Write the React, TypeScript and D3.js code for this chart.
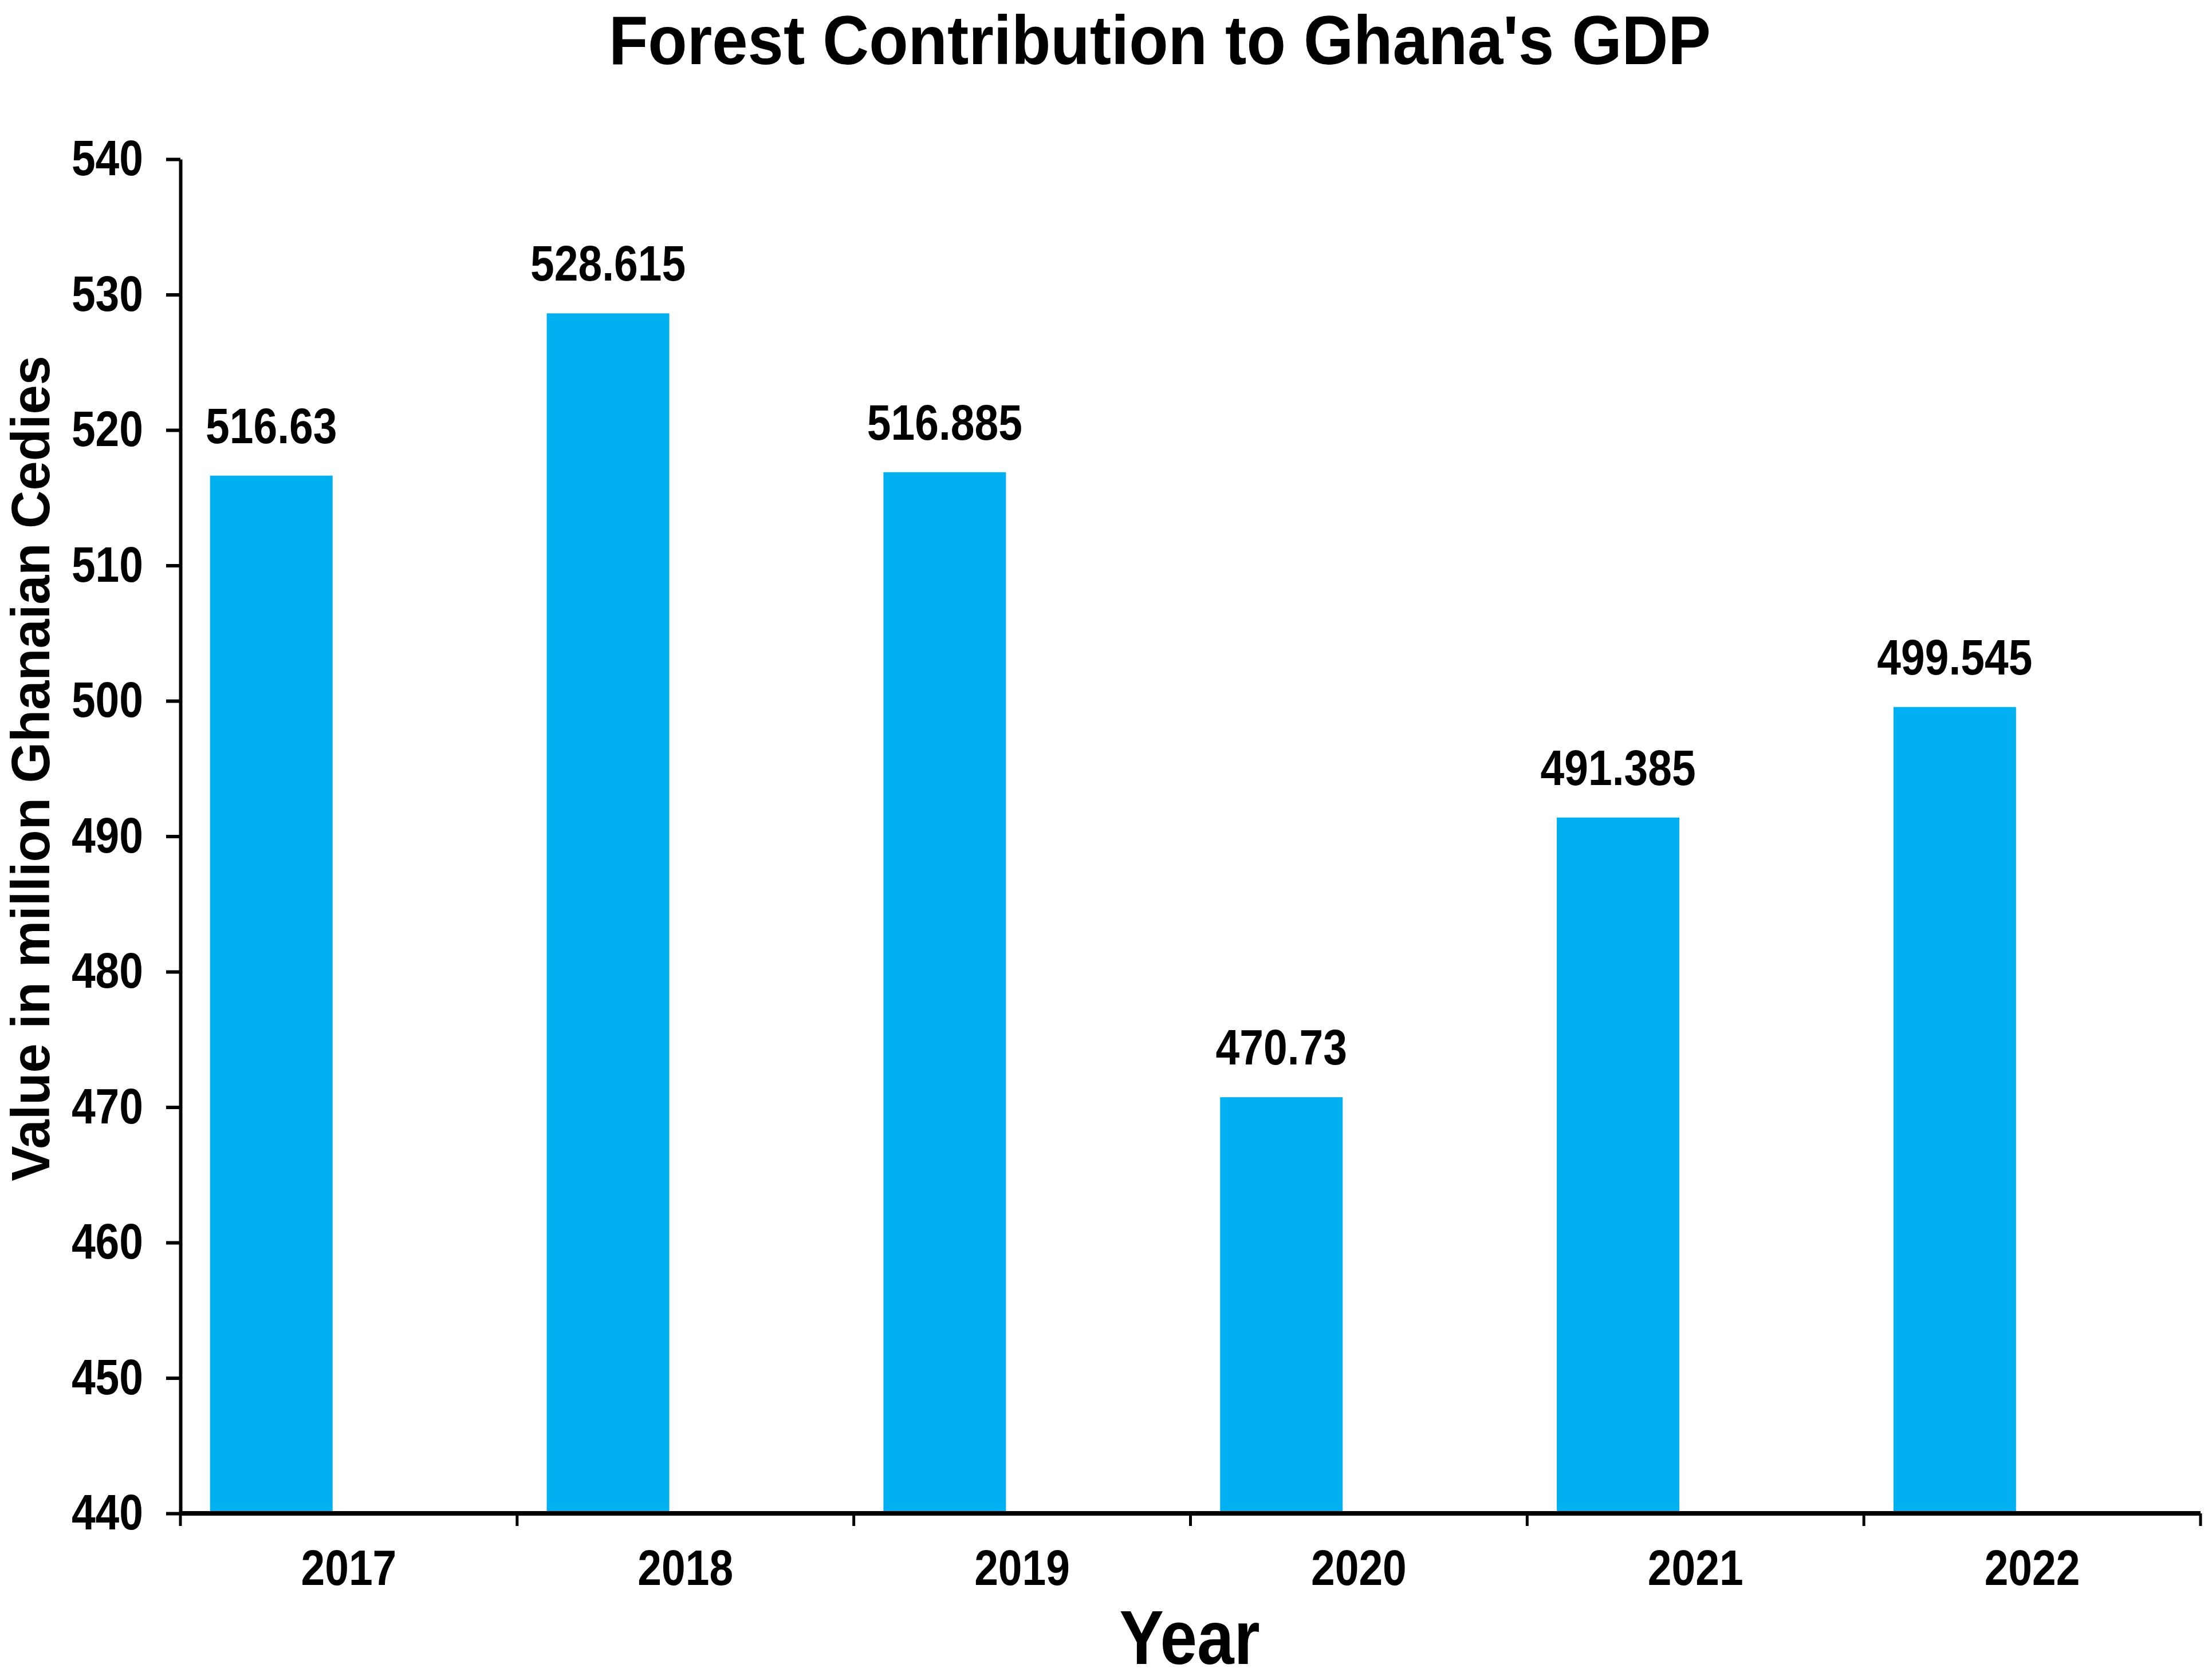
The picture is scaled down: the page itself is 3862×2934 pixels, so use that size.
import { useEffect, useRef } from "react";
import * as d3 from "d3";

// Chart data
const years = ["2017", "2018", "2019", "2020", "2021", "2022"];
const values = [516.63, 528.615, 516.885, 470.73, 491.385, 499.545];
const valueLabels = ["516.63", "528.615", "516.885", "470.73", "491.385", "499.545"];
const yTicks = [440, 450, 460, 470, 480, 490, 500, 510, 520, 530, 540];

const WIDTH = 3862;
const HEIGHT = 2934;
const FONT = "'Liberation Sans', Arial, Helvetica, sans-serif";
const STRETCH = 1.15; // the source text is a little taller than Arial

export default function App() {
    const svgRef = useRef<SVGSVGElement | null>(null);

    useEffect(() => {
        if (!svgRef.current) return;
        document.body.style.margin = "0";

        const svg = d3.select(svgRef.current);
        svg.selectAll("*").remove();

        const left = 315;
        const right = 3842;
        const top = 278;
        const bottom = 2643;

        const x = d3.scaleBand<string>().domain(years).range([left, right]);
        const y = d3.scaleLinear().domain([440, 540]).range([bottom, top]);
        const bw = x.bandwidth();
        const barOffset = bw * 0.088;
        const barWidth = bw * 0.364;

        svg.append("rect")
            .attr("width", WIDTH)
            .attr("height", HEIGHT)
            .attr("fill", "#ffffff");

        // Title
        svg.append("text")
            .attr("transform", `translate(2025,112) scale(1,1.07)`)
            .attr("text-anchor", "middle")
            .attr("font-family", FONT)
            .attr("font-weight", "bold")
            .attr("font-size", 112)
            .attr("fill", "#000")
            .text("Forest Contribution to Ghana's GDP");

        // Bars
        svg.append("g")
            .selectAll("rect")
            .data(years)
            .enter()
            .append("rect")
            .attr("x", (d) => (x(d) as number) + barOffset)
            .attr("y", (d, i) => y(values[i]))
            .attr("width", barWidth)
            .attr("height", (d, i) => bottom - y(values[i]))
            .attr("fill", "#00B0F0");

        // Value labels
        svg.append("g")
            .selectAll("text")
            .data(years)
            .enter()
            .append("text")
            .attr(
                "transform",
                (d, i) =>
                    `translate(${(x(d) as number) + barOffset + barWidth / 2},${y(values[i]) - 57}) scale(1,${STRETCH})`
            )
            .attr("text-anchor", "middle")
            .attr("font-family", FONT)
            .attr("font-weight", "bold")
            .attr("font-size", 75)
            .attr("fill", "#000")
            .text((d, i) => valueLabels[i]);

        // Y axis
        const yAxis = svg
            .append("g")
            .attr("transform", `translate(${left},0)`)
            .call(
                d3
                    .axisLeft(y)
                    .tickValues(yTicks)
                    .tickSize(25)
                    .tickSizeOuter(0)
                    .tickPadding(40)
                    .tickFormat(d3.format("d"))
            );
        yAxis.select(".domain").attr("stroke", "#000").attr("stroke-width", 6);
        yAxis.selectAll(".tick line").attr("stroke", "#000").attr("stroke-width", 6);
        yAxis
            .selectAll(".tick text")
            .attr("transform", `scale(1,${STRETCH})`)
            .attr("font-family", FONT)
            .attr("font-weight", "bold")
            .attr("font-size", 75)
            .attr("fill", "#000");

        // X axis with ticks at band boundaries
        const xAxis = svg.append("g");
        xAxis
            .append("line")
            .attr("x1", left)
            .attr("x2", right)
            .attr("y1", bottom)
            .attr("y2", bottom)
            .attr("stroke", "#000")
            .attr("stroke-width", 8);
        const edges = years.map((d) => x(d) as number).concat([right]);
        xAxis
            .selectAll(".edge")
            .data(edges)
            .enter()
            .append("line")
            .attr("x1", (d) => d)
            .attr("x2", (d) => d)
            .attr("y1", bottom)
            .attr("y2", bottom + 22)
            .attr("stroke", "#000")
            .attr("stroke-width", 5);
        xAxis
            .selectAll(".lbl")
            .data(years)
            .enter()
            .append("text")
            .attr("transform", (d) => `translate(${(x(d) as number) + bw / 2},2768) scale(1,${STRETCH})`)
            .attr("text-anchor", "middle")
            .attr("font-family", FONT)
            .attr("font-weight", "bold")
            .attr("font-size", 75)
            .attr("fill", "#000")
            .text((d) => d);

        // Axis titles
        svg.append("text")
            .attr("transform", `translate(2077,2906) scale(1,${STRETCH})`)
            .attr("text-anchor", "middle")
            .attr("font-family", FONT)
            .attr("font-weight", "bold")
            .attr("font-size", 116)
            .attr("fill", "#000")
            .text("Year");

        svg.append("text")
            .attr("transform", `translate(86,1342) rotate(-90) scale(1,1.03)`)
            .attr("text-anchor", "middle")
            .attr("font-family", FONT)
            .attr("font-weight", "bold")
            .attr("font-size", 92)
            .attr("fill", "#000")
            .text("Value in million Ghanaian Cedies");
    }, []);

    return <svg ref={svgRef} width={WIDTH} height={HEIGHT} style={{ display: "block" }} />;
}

*Job*
From the material above, reproduce everything verbatim except the pictures.

*Complete output*
Write the React, TypeScript and D3.js code for this chart.
The picture is scaled down: the page itself is 3862×2934 pixels, so use that size.
import { useEffect, useRef } from "react";
import * as d3 from "d3";

// Chart data
const years = ["2017", "2018", "2019", "2020", "2021", "2022"];
const values = [516.63, 528.615, 516.885, 470.73, 491.385, 499.545];
const valueLabels = ["516.63", "528.615", "516.885", "470.73", "491.385", "499.545"];
const yTicks = [440, 450, 460, 470, 480, 490, 500, 510, 520, 530, 540];

const WIDTH = 3862;
const HEIGHT = 2934;
const FONT = "'Liberation Sans', Arial, Helvetica, sans-serif";
const STRETCH = 1.15; // the source text is a little taller than Arial

export default function App() {
    const svgRef = useRef<SVGSVGElement | null>(null);

    useEffect(() => {
        if (!svgRef.current) return;
        document.body.style.margin = "0";

        const svg = d3.select(svgRef.current);
        svg.selectAll("*").remove();

        const left = 315;
        const right = 3842;
        const top = 278;
        const bottom = 2643;

        const x = d3.scaleBand<string>().domain(years).range([left, right]);
        const y = d3.scaleLinear().domain([440, 540]).range([bottom, top]);
        const bw = x.bandwidth();
        const barOffset = bw * 0.088;
        const barWidth = bw * 0.364;

        svg.append("rect")
            .attr("width", WIDTH)
            .attr("height", HEIGHT)
            .attr("fill", "#ffffff");

        // Title
        svg.append("text")
            .attr("transform", `translate(2025,112) scale(1,1.07)`)
            .attr("text-anchor", "middle")
            .attr("font-family", FONT)
            .attr("font-weight", "bold")
            .attr("font-size", 112)
            .attr("fill", "#000")
            .text("Forest Contribution to Ghana's GDP");

        // Bars
        svg.append("g")
            .selectAll("rect")
            .data(years)
            .enter()
            .append("rect")
            .attr("x", (d) => (x(d) as number) + barOffset)
            .attr("y", (d, i) => y(values[i]))
            .attr("width", barWidth)
            .attr("height", (d, i) => bottom - y(values[i]))
            .attr("fill", "#00B0F0");

        // Value labels
        svg.append("g")
            .selectAll("text")
            .data(years)
            .enter()
            .append("text")
            .attr(
                "transform",
                (d, i) =>
                    `translate(${(x(d) as number) + barOffset + barWidth / 2},${y(values[i]) - 57}) scale(1,${STRETCH})`
            )
            .attr("text-anchor", "middle")
            .attr("font-family", FONT)
            .attr("font-weight", "bold")
            .attr("font-size", 75)
            .attr("fill", "#000")
            .text((d, i) => valueLabels[i]);

        // Y axis
        const yAxis = svg
            .append("g")
            .attr("transform", `translate(${left},0)`)
            .call(
                d3
                    .axisLeft(y)
                    .tickValues(yTicks)
                    .tickSize(25)
                    .tickSizeOuter(0)
                    .tickPadding(40)
                    .tickFormat(d3.format("d"))
            );
        yAxis.select(".domain").attr("stroke", "#000").attr("stroke-width", 6);
        yAxis.selectAll(".tick line").attr("stroke", "#000").attr("stroke-width", 6);
        yAxis
            .selectAll(".tick text")
            .attr("transform", `scale(1,${STRETCH})`)
            .attr("font-family", FONT)
            .attr("font-weight", "bold")
            .attr("font-size", 75)
            .attr("fill", "#000");

        // X axis with ticks at band boundaries
        const xAxis = svg.append("g");
        xAxis
            .append("line")
            .attr("x1", left)
            .attr("x2", right)
            .attr("y1", bottom)
            .attr("y2", bottom)
            .attr("stroke", "#000")
            .attr("stroke-width", 8);
        const edges = years.map((d) => x(d) as number).concat([right]);
        xAxis
            .selectAll(".edge")
            .data(edges)
            .enter()
            .append("line")
            .attr("x1", (d) => d)
            .attr("x2", (d) => d)
            .attr("y1", bottom)
            .attr("y2", bottom + 22)
            .attr("stroke", "#000")
            .attr("stroke-width", 5);
        xAxis
            .selectAll(".lbl")
            .data(years)
            .enter()
            .append("text")
            .attr("transform", (d) => `translate(${(x(d) as number) + bw / 2},2768) scale(1,${STRETCH})`)
            .attr("text-anchor", "middle")
            .attr("font-family", FONT)
            .attr("font-weight", "bold")
            .attr("font-size", 75)
            .attr("fill", "#000")
            .text((d) => d);

        // Axis titles
        svg.append("text")
            .attr("transform", `translate(2077,2906) scale(1,${STRETCH})`)
            .attr("text-anchor", "middle")
            .attr("font-family", FONT)
            .attr("font-weight", "bold")
            .attr("font-size", 116)
            .attr("fill", "#000")
            .text("Year");

        svg.append("text")
            .attr("transform", `translate(86,1342) rotate(-90) scale(1,1.03)`)
            .attr("text-anchor", "middle")
            .attr("font-family", FONT)
            .attr("font-weight", "bold")
            .attr("font-size", 92)
            .attr("fill", "#000")
            .text("Value in million Ghanaian Cedies");
    }, []);

    return <svg ref={svgRef} width={WIDTH} height={HEIGHT} style={{ display: "block" }} />;
}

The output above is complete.